This is sort of quick follow up on my recent post asking why more bankers (or even any) are not in jail. Today on the New York Times Op-Ed page there is a column by Joseph Hallinan, a former Wall Street Journal reporter who is trying to sell a book he has written called "Why We Make Mistakes." The column, "The Young and the Perceptive" is fundamentally wrong in so many ways as to take the breath away.
The premise of the article is that those on Wall Street who caused the financial meltdown made "mistakes" and that "hedge-fund managers, bankers and others misread the danger involved in many of their investments, but they misread them in the same way." Of course, as anyone who has read "The Big Short" knows, there were a number of people who not only saw the problem but were screaming at the top of their lungs about it and betting lots of money that they were right. Nor were the shorts the only ones. The government was warned and ignored those warnings under pressure from the banks. The Federal Reserve was also warned but did nothing. So why were all of the warnings were ignored. The bankers ignored them because they had every incentive to ignore them and keep doing what they were doing. They were making tons of money and the fact that what they were doing might bring down their firm or the economy tomorrow simply did not matter because they were raking in tens or hundreds of millions today. Elected officials ignored the warnings for the same reasons -- the banks basically owned (and own) way to many of them, paying in the form of campaign contributions. The regulators ignored it because they are essentially the same people as the bankers, want to work at the banks some day, and don't want to rock the boat. So the whole premise that the financial melt down was a "mistake" that was "missed" is puerile.

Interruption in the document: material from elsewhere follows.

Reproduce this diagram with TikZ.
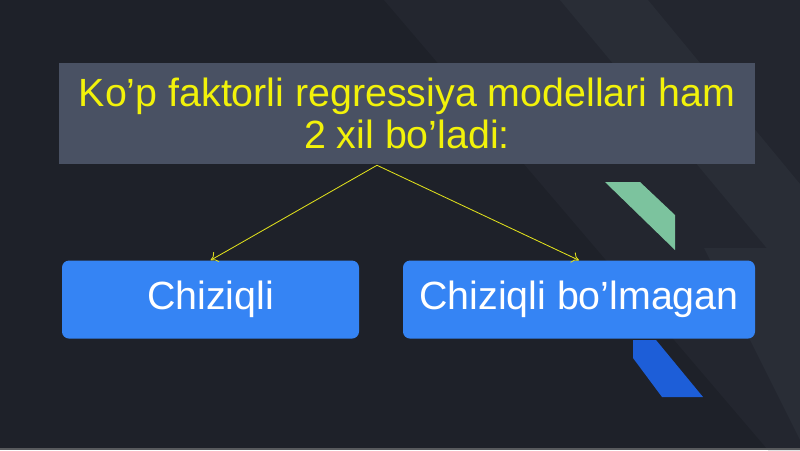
\documentclass[tikz,border=0pt]{standalone}
\usepackage{fontspec}
\setmainfont{Liberation Sans}
\usepackage{xcolor}
\usetikzlibrary{shapes,arrows,arrows.meta,positioning,calc}

\definecolor{bgdark}{HTML}{1E2129}
\definecolor{bgband}{HTML}{23262F}
\definecolor{bglight}{HTML}{292D36}
\definecolor{titlebg}{HTML}{495163}
\definecolor{titletxt}{HTML}{F2F20A}
\definecolor{boxblue}{HTML}{3584F4}
\definecolor{decogreen}{HTML}{7CC39E}
\definecolor{decoblue}{HTML}{1D5ED8}

\begin{document}
\begin{tikzpicture}[
    node distance=2.4cm,
    title/.style={rectangle, fill=titlebg, text=titletxt, align=center, minimum width=17.4cm, minimum height=2.525cm, inner sep=0pt, font=\fontsize{28}{29.8}\selectfont},
    choice/.style={rectangle, rounded corners=5pt, fill=boxblue, text=white, minimum height=1.95cm, inner sep=0pt, font=\fontsize{28}{30}\selectfont},
    arrow/.style={-{To[length=5pt,width=8pt]}, line width=0.6pt, draw=titletxt!85!gray}
]
    % background
    \fill[bgdark] (0,0) rectangle (20,-11.25);
    \fill[bgband] (9.6,0) -- (20,0) -- (20,-11.25) -- (19.2,-11.25) -- cycle;
    \fill[bglight] (14,0) -- (16.2,0) -- (20,-4.6) -- (20,-7.2) -- cycle;
    \fill[bglight] (17.6,-6.2) -- (20,-6.2) -- (20,-11.0) -- cycle;
    \fill[gray!60!bgdark] (0,-11.2) rectangle (20,-11.25);
    % deco shapes
    \fill[decogreen] (15.125,-4.55) -- (16,-4.55) -- (16.875,-5.375) -- (16.875,-6.25) -- cycle;
    \fill[decoblue] (15.825,-8.5) -- (16.4,-8.5) -- (17.575,-9.925) -- (16.55,-9.925) -- (15.825,-8.95) -- cycle;

    \node[title] (types) at (10.175,-2.8375) {Ko’p faktorli regressiya modellari ham\\2 xil bo’ladi:};
    \node[choice, minimum width=7.425cm, below=of types.south west, anchor=north west, xshift=0.075cm] (linear) {Chiziqli};
    \node[choice, minimum width=8.8cm, below=of types.south east, anchor=north east] (nonlinear) {Chiziqli bo’lmagan};

    \coordinate (split) at ($(types.south)+(-0.75,-0.025)$);
    \draw[arrow] (split) -- (linear.north);
    \draw[arrow] (split) -- (nonlinear.north);
\end{tikzpicture}
\end{document}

From there the column just gets stupider, suggesting that the solution is to have kids look at what Wall Street is doing based on a handful of anecdotes in which kids noticed errors. Look, my son also once spotted an error in a text book, but that does not mean he would have been able to figure out the problem in a synthetic CDO.
There is an arguably reasonable point lurking deep in this mess which is that sometimes an outsider can see errors that those immersed in something miss (this is why, for example, I always try to get someone to read my legal briefs who knows nothing about the case.) But to suggest that this was the problem with the financial meltdown is to willfully ignore the reality of the people who were waiving red flags and the people who ignored them and brought down our economy. The problem was not that no one saw the mistakes at the time. The problem was that those who were making the mistakes were being paid to ignore them and did not care about the consequences for the rest of us.